>> START Dataset section
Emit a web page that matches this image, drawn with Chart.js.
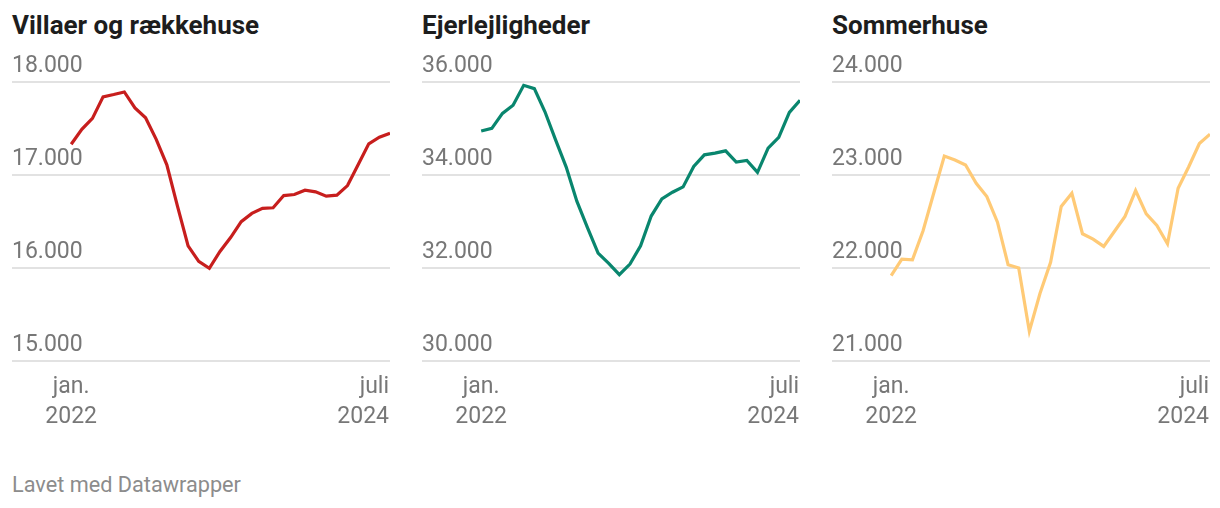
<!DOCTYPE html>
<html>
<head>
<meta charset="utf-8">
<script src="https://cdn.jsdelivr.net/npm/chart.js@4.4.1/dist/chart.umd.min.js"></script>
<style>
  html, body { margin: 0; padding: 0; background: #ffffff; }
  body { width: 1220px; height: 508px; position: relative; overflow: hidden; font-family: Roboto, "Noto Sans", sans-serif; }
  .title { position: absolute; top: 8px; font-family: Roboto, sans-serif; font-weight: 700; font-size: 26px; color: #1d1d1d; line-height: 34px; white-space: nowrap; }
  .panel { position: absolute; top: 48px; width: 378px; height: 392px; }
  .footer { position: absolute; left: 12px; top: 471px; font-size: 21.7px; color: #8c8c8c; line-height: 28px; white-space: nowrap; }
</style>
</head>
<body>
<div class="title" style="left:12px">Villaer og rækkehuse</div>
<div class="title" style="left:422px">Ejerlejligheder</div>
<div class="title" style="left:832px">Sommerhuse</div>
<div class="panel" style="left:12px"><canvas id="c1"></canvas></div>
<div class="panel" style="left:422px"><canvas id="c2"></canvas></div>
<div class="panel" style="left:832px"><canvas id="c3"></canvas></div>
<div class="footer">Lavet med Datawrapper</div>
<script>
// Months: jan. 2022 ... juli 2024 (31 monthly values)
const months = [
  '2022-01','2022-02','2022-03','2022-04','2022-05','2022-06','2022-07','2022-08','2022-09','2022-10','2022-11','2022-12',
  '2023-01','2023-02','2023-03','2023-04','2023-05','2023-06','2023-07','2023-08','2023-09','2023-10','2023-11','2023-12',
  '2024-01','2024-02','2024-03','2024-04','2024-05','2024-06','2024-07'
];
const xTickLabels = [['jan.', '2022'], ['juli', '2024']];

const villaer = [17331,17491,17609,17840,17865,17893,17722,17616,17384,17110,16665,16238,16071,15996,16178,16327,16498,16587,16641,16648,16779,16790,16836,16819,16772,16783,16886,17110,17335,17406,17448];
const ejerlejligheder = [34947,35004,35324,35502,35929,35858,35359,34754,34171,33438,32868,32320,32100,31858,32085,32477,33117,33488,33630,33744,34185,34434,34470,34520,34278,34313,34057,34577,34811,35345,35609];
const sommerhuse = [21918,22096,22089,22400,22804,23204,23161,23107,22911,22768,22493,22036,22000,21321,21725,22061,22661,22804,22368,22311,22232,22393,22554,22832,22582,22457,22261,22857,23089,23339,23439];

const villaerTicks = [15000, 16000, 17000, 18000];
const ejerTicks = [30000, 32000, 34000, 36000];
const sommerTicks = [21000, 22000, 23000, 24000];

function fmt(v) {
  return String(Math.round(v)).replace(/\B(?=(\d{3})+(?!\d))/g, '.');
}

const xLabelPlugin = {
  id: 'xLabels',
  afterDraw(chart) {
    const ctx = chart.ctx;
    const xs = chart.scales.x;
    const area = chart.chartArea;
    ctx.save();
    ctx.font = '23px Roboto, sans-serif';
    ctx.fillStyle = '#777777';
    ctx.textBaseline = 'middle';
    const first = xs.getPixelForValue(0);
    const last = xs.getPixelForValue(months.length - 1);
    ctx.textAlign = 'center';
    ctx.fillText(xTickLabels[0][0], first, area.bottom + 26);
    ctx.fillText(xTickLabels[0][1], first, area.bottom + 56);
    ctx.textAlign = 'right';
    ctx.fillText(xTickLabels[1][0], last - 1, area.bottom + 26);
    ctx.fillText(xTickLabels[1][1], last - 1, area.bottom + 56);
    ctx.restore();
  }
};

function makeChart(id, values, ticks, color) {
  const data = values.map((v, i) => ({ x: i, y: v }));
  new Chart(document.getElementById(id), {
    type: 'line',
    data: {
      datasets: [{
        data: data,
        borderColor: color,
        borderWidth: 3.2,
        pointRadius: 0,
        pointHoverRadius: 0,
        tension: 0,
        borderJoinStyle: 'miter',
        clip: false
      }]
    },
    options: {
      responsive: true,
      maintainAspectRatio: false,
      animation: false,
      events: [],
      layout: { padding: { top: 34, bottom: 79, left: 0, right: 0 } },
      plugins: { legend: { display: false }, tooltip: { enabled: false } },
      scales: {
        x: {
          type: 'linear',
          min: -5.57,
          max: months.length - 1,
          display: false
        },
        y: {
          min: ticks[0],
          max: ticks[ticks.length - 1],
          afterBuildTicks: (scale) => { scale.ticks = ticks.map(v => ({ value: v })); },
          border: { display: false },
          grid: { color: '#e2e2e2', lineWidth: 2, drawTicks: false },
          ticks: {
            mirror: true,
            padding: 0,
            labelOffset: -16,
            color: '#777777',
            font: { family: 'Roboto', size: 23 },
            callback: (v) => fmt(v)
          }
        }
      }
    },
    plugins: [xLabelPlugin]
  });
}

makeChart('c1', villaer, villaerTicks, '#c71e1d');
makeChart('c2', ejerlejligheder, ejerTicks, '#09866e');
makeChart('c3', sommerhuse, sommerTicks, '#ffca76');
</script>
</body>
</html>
>> END Dataset section
What you are asked to do
Every line should be retyped exactly, with the pictures omitted.

Solution for this problem
Emit a web page that matches this image, drawn with Chart.js.
<!DOCTYPE html>
<html>
<head>
<meta charset="utf-8">
<script src="https://cdn.jsdelivr.net/npm/chart.js@4.4.1/dist/chart.umd.min.js"></script>
<style>
  html, body { margin: 0; padding: 0; background: #ffffff; }
  body { width: 1220px; height: 508px; position: relative; overflow: hidden; font-family: Roboto, "Noto Sans", sans-serif; }
  .title { position: absolute; top: 8px; font-family: Roboto, sans-serif; font-weight: 700; font-size: 26px; color: #1d1d1d; line-height: 34px; white-space: nowrap; }
  .panel { position: absolute; top: 48px; width: 378px; height: 392px; }
  .footer { position: absolute; left: 12px; top: 471px; font-size: 21.7px; color: #8c8c8c; line-height: 28px; white-space: nowrap; }
</style>
</head>
<body>
<div class="title" style="left:12px">Villaer og rækkehuse</div>
<div class="title" style="left:422px">Ejerlejligheder</div>
<div class="title" style="left:832px">Sommerhuse</div>
<div class="panel" style="left:12px"><canvas id="c1"></canvas></div>
<div class="panel" style="left:422px"><canvas id="c2"></canvas></div>
<div class="panel" style="left:832px"><canvas id="c3"></canvas></div>
<div class="footer">Lavet med Datawrapper</div>
<script>
// Months: jan. 2022 ... juli 2024 (31 monthly values)
const months = [
  '2022-01','2022-02','2022-03','2022-04','2022-05','2022-06','2022-07','2022-08','2022-09','2022-10','2022-11','2022-12',
  '2023-01','2023-02','2023-03','2023-04','2023-05','2023-06','2023-07','2023-08','2023-09','2023-10','2023-11','2023-12',
  '2024-01','2024-02','2024-03','2024-04','2024-05','2024-06','2024-07'
];
const xTickLabels = [['jan.', '2022'], ['juli', '2024']];

const villaer = [17331,17491,17609,17840,17865,17893,17722,17616,17384,17110,16665,16238,16071,15996,16178,16327,16498,16587,16641,16648,16779,16790,16836,16819,16772,16783,16886,17110,17335,17406,17448];
const ejerlejligheder = [34947,35004,35324,35502,35929,35858,35359,34754,34171,33438,32868,32320,32100,31858,32085,32477,33117,33488,33630,33744,34185,34434,34470,34520,34278,34313,34057,34577,34811,35345,35609];
const sommerhuse = [21918,22096,22089,22400,22804,23204,23161,23107,22911,22768,22493,22036,22000,21321,21725,22061,22661,22804,22368,22311,22232,22393,22554,22832,22582,22457,22261,22857,23089,23339,23439];

const villaerTicks = [15000, 16000, 17000, 18000];
const ejerTicks = [30000, 32000, 34000, 36000];
const sommerTicks = [21000, 22000, 23000, 24000];

function fmt(v) {
  return String(Math.round(v)).replace(/\B(?=(\d{3})+(?!\d))/g, '.');
}

const xLabelPlugin = {
  id: 'xLabels',
  afterDraw(chart) {
    const ctx = chart.ctx;
    const xs = chart.scales.x;
    const area = chart.chartArea;
    ctx.save();
    ctx.font = '23px Roboto, sans-serif';
    ctx.fillStyle = '#777777';
    ctx.textBaseline = 'middle';
    const first = xs.getPixelForValue(0);
    const last = xs.getPixelForValue(months.length - 1);
    ctx.textAlign = 'center';
    ctx.fillText(xTickLabels[0][0], first, area.bottom + 26);
    ctx.fillText(xTickLabels[0][1], first, area.bottom + 56);
    ctx.textAlign = 'right';
    ctx.fillText(xTickLabels[1][0], last - 1, area.bottom + 26);
    ctx.fillText(xTickLabels[1][1], last - 1, area.bottom + 56);
    ctx.restore();
  }
};

function makeChart(id, values, ticks, color) {
  const data = values.map((v, i) => ({ x: i, y: v }));
  new Chart(document.getElementById(id), {
    type: 'line',
    data: {
      datasets: [{
        data: data,
        borderColor: color,
        borderWidth: 3.2,
        pointRadius: 0,
        pointHoverRadius: 0,
        tension: 0,
        borderJoinStyle: 'miter',
        clip: false
      }]
    },
    options: {
      responsive: true,
      maintainAspectRatio: false,
      animation: false,
      events: [],
      layout: { padding: { top: 34, bottom: 79, left: 0, right: 0 } },
      plugins: { legend: { display: false }, tooltip: { enabled: false } },
      scales: {
        x: {
          type: 'linear',
          min: -5.57,
          max: months.length - 1,
          display: false
        },
        y: {
          min: ticks[0],
          max: ticks[ticks.length - 1],
          afterBuildTicks: (scale) => { scale.ticks = ticks.map(v => ({ value: v })); },
          border: { display: false },
          grid: { color: '#e2e2e2', lineWidth: 2, drawTicks: false },
          ticks: {
            mirror: true,
            padding: 0,
            labelOffset: -16,
            color: '#777777',
            font: { family: 'Roboto', size: 23 },
            callback: (v) => fmt(v)
          }
        }
      }
    },
    plugins: [xLabelPlugin]
  });
}

makeChart('c1', villaer, villaerTicks, '#c71e1d');
makeChart('c2', ejerlejligheder, ejerTicks, '#09866e');
makeChart('c3', sommerhuse, sommerTicks, '#ffca76');
</script>
</body>
</html>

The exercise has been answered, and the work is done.